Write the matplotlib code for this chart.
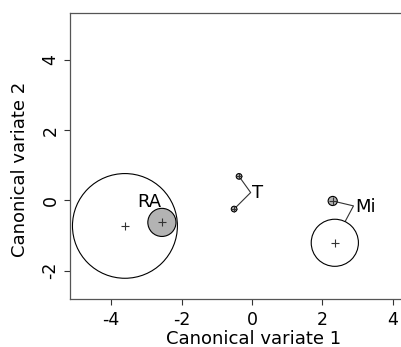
import matplotlib
matplotlib.use("Agg")
import matplotlib.pyplot as plt
from matplotlib.patches import Circle

plt.rcParams['font.family'] = ['DejaVu Sans']

# Group means (canonical variate 1, 2) and confidence circle radii
group_x = [-3.61, -2.56, -0.37, -0.51, 2.29, 2.35]
group_y = [-0.73, -0.63, 0.68, -0.25, -0.02, -1.21]
group_r = [1.49, 0.40, 0.08, 0.08, 0.13, 0.67]
group_fill = ['white', '#b3b3b3', '#b3b3b3', '#b3b3b3', '#b3b3b3', 'white']

# Labels
labels = ['RA', 'T', 'Mi']
label_x = [-2.93, 0.0, 2.93]
label_y = [-0.06, 0.21, -0.18]
label_ha = ['center', 'left', 'left']

# Leader lines (x list, y list)
leader_T_x = [-0.37, -0.04, -0.51]
leader_T_y = [0.68, 0.22, -0.25]
leader_Mi_x = [2.29, 2.88, 2.64]
leader_Mi_y = [-0.02, -0.16, -0.61]

xticks = [-4, -2, 0, 2, 4]
yticks = [-2, 0, 2, 4]

FS_LAB = 13
FS_TICK = 12.5
W, H = 401, 347
AX_L, AX_B, AX_W, AX_H = 70, 48, 368, 286

fig = plt.figure(figsize=(4.01, 3.47), dpi=100)
ax = fig.add_axes([AX_L/W, AX_B/H, AX_W/W, AX_H/H])
ax.set_xlim(-5.17, 5.28)
ax.set_ylim(-2.81, 5.33)

for x, y, r, fc in zip(group_x, group_y, group_r, group_fill):
    ax.add_patch(Circle((x, y), r, facecolor=fc, edgecolor='black', lw=0.8, zorder=2))
    ax.plot(x, y, marker='+', color='#333333', ms=6 if r > 0.1 else 5, mew=0.8, zorder=3)

ax.plot(leader_T_x, leader_T_y, color='#333333', lw=0.8, zorder=1)
ax.plot(leader_Mi_x, leader_Mi_y, color='#333333', lw=0.8, zorder=1)

for t, x, y, ha in zip(labels, label_x, label_y, label_ha):
    ax.text(x, y, t, ha=ha, va='center', fontsize=FS_LAB, zorder=4)

ax.set_xticks(xticks)
ax.set_yticks(yticks)
ax.set_xticklabels([str(v) for v in xticks], fontsize=FS_TICK)
ax.set_yticklabels([str(v) for v in yticks], fontsize=FS_TICK, rotation=90, va='center')
ax.tick_params(direction='out', length=4, width=0.8, color='#333333')
ax.tick_params(axis='x', pad=4.5)
ax.tick_params(axis='y', pad=3.5)
ax.set_xlabel('Canonical variate 1', fontsize=FS_LAB)
ax.set_ylabel('Canonical variate 2', fontsize=FS_LAB)
ax.xaxis.set_label_coords((254 - AX_L) / AX_W, (H - 330.3 - AX_B) / AX_H)
ax.yaxis.set_label_coords((29.2 - AX_L) / AX_W, (H - 169 - AX_B) / AX_H)
for s in ['left', 'bottom', 'top']:
    ax.spines[s].set_color('#555555')
    ax.spines[s].set_linewidth(0.9)
ax.spines['right'].set_visible(False)

fig.savefig('out.png', dpi=100)
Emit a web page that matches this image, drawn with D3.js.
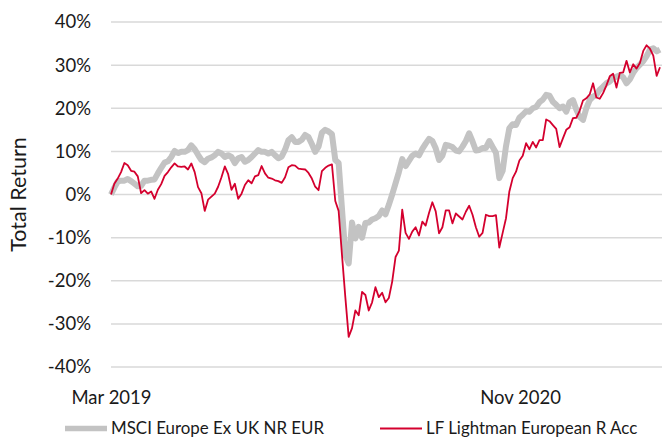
<!DOCTYPE html>
<html lang="en">
<head>
  <meta charset="UTF-8">
  <title>Total Return</title>
  <script src="https://d3js.org/d3.v7.min.js"></script>
  <style>
    body {
      margin: 0;
      background: #ffffff;
      overflow: hidden;
    }
    svg {
      display: block;
      font-family: Lato, 'Open Sans', sans-serif;
    }
    .grid line {
      stroke: #d9d9d9;
      stroke-width: 1.5px;
    }
    text {
      fill: #1a1a1a;
    }
  </style>
</head>
<body>
  <svg width="662" height="438"></svg>
  <script>
    // dates every 5 days from the start of March 2019
    const startDate = new Date(2019, 2, 1);
    const stepDays = 5;

    const seriesNames = ['MSCI Europe Ex UK NR EUR', 'LF Lightman European R Acc'];

    // MSCI Europe Ex UK NR EUR, total return in %
    const msci = [
      0, 1.6, 3.0, 3.2, 3.2, 3.6, 3.1, 2.5, 1.9, 2.0,
      3.2, 3.2, 3.4, 3.5, 4.9, 6.2, 7.4, 7.7, 8.7, 10.1,
      9.6, 9.9, 9.9, 10.3, 11.4, 10.5, 9.2, 8.0, 7.5, 8.3,
      8.6, 9.1, 9.9, 9.5, 8.7, 9.1, 8.7, 7.3, 8.4, 8.7,
      7.6, 8.0, 8.7, 9.5, 10.3, 9.9, 9.9, 9.5, 9.9, 9.1,
      8.4, 8.8, 10.4, 12.6, 13.3, 12.2, 12.2, 12.7, 13.8, 13.3,
      11.7, 9.9, 11.1, 14.3, 15.0, 14.6, 14.0, 8.0, 7.3, -3.3,
      -14.0, -16.0, -6.5, -10.2, -7.5, -10.0, -6.6, -6.5, -5.8, -5.5,
      -5.0, -3.7, -4.6, -2.4, 0, 2.6, 5.2, 8.2, 6.6, 7.8,
      9.0, 9.5, 9.1, 10.6, 11.8, 12.9, 12.4, 10.7, 8.0, 9.0,
      11.5, 11.3, 11.0, 10.2, 10.0, 11.1, 12.4, 14.2, 12.3, 10.2,
      10.3, 10.8, 10.8, 12.4, 11.0, 9.7, 3.8, 5.5, 11.2, 15.4,
      16.3, 16.1, 17.8, 18.5, 19.3, 19.2, 20.0, 20.3, 21.4, 22.0,
      23.1, 22.9, 21.5, 20.8, 20.0, 20.4, 19.2, 21.4, 21.9, 19.7,
      18.0, 17.3, 20.0, 21.9, 22.7, 23.1, 24.3, 25.0, 25.8, 26.2,
      27.0, 27.3, 27.7, 27.2, 25.8, 26.7, 28.2, 29.3, 30.1, 30.9,
      32.1, 33.6, 33.9, 33.2, 33.6
    ];

    // LF Lightman European R Acc, total return in %
    const lightman = [
      0, 2.5, 3.7, 5.2, 7.3, 6.8, 5.5, 5.3, 4.2, 0.3,
      1.0, 0.2, 0.7, -1.0, 1.1, 2.4, 4.3, 5.2, 6.3, 7.2,
      6.5, 6.4, 6.5, 5.8, 7.2, 5.2, 1.7, 0.3, -3.8, -1.2,
      -0.5, 0.2, 1.8, 4.0, 6.5, 4.7, 1.1, 2.5, -1.0, 0.2,
      2.2, 3.3, 2.6, 4.2, 4.5, 6.6, 4.9, 3.9, 3.7, 3.3,
      3.1, 2.7, 4.0, 6.3, 6.8, 6.7, 6.0, 5.9, 5.8, 5.0,
      3.7, 1.8, 1.0, 5.4, 6.2, 6.7, 7.0, -1.5, -3.8, -14.0,
      -23.8, -33.0, -31.0, -26.9, -28.0, -22.6, -23.3, -26.9, -25.0, -21.5,
      -23.8, -22.8, -25.0, -24.0, -20.2, -14.5, -13.0, -3.5, -8.9, -10.3,
      -8.6, -7.6, -9.5, -6.3, -7.2, -4.3, -1.8, -3.9, -9.0, -7.6,
      -3.7, -3.7, -6.7, -4.4, -5.1, -5.8, -4.0, -2.6, -4.7, -7.6,
      -9.8, -8.9, -4.7, -5.0, -5.0, -4.8, -12.3, -8.9, -5.5, 0.7,
      3.8, 5.3, 7.9, 9.0, 11.9, 10.5, 12.2, 10.9, 12.6, 12.6,
      17.4, 17.0, 16.1, 15.2, 11.0, 13.0, 15.0, 15.6, 17.7, 17.8,
      19.4, 21.8, 22.3, 23.2, 25.8, 22.5, 22.2, 23.5, 25.3, 27.4,
      28.0, 24.8, 28.2, 28.3, 31.0, 28.3, 30.2, 29.2, 30.5, 33.3,
      34.6, 33.8, 32.2, 27.5, 29.5
    ];

    const yTicks = [-40, -30, -20, -10, 0, 10, 20, 30, 40];
    const xTickDates = [new Date(2019, 2, 1), new Date(2020, 10, 1)];
    const xTickLabels = ['Mar 2019', 'Nov 2020'];

    const dates = msci.map((d, i) => d3.timeDay.offset(startDate, i * stepDays));

    const svg = d3.select('svg');
    const margin = { top: 22, right: 0, bottom: 71, left: 111 };
    const width = 662 - margin.left - margin.right;
    const height = 438 - margin.top - margin.bottom;

    const x = d3.scaleTime()
      .domain([startDate, new Date(2021, 5, 1)])
      .range([margin.left, margin.left + width]);

    const y = d3.scaleLinear()
      .domain([-40, 40])
      .range([margin.top + height, margin.top]);

    // gridlines
    svg.append('g')
      .attr('class', 'grid')
      .selectAll('line')
      .data(yTicks)
      .enter().append('line')
      .attr('x1', margin.left)
      .attr('x2', margin.left + width)
      .attr('y1', d => y(d))
      .attr('y2', d => y(d));

    // y axis labels
    const yAxis = d3.axisLeft(y)
      .tickValues(yTicks)
      .tickSize(0)
      .tickPadding(20)
      .tickFormat(d => d + '%');

    svg.append('g')
      .attr('transform', `translate(${margin.left},0)`)
      .call(yAxis)
      .call(g => g.select('.domain').remove())
      .selectAll('text')
      .attr('font-size', 18.5)
      .attr('font-family', 'Lato, sans-serif')
      .attr('fill', '#1a1a1a');

    // x axis labels
    const xAxis = d3.axisBottom(x)
      .tickValues(xTickDates)
      .tickSize(0)
      .tickPadding(24)
      .tickFormat((d, i) => xTickLabels[i]);

    svg.append('g')
      .attr('transform', `translate(0,${margin.top + height})`)
      .call(xAxis)
      .call(g => g.select('.domain').remove())
      .selectAll('text')
      .attr('font-size', 18.5)
      .attr('font-family', 'Lato, sans-serif')
      .attr('fill', '#1a1a1a');

    // axis title
    svg.append('text')
      .attr('transform', `translate(26,${margin.top + height / 2}) rotate(-90)`)
      .attr('text-anchor', 'middle')
      .attr('font-size', 21.5)
      .text('Total Return');

    const line = d3.line()
      .x((d, i) => x(dates[i]))
      .y(d => y(d));

    svg.append('path')
      .datum(msci)
      .attr('fill', 'none')
      .attr('stroke', '#c3c3c3')
      .attr('stroke-width', 6)
      .attr('stroke-linejoin', 'round')
      .attr('d', line);

    svg.append('path')
      .datum(lightman)
      .attr('fill', 'none')
      .attr('stroke', '#d4002e')
      .attr('stroke-width', 1.8)
      .attr('stroke-linejoin', 'round')
      .attr('d', line);

    // legend
    const legend = [
      { name: seriesNames[0], color: '#c3c3c3', width: 5.5, x: 65 },
      { name: seriesNames[1], color: '#d4002e', width: 2, x: 380 }
    ];

    const lg = svg.append('g')
      .selectAll('g')
      .data(legend)
      .enter().append('g')
      .attr('transform', d => `translate(${d.x},428.5)`);

    lg.append('line')
      .attr('x1', 0)
      .attr('x2', 42)
      .attr('stroke', d => d.color)
      .attr('stroke-width', d => d.width);

    lg.append('text')
      .attr('x', 46)
      .attr('dy', '0.35em')
      .attr('font-size', 16.9)
      .text(d => d.name);
  </script>
</body>
</html>
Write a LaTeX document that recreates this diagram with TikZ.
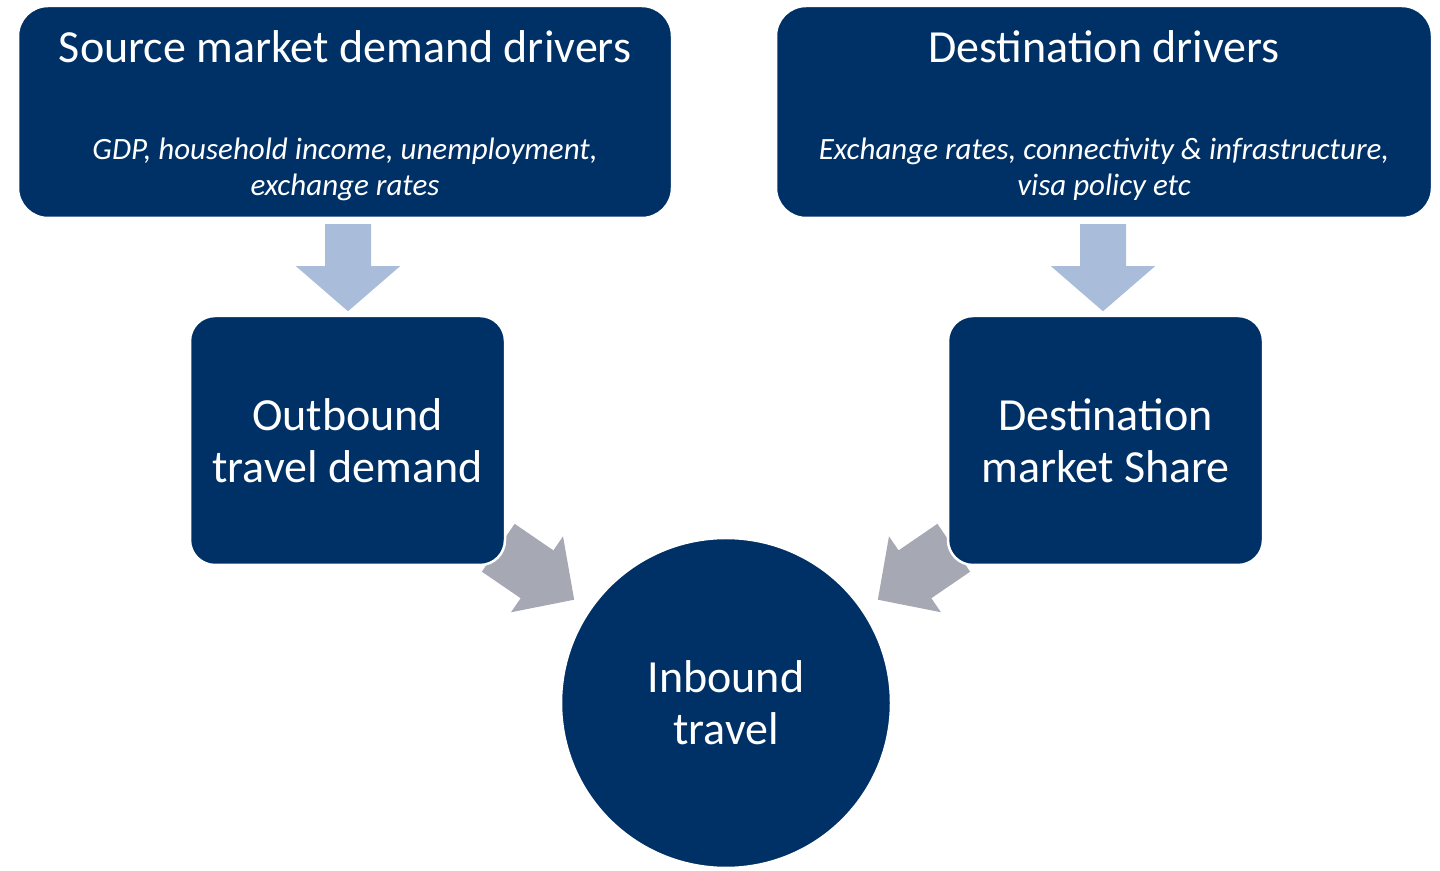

Exercise brief :: Collect every line above that contains the word "with".

Correct output ::
Emit a web page that matches this image, drawn with D3.js.
Write a LaTeX document that recreates this diagram with TikZ.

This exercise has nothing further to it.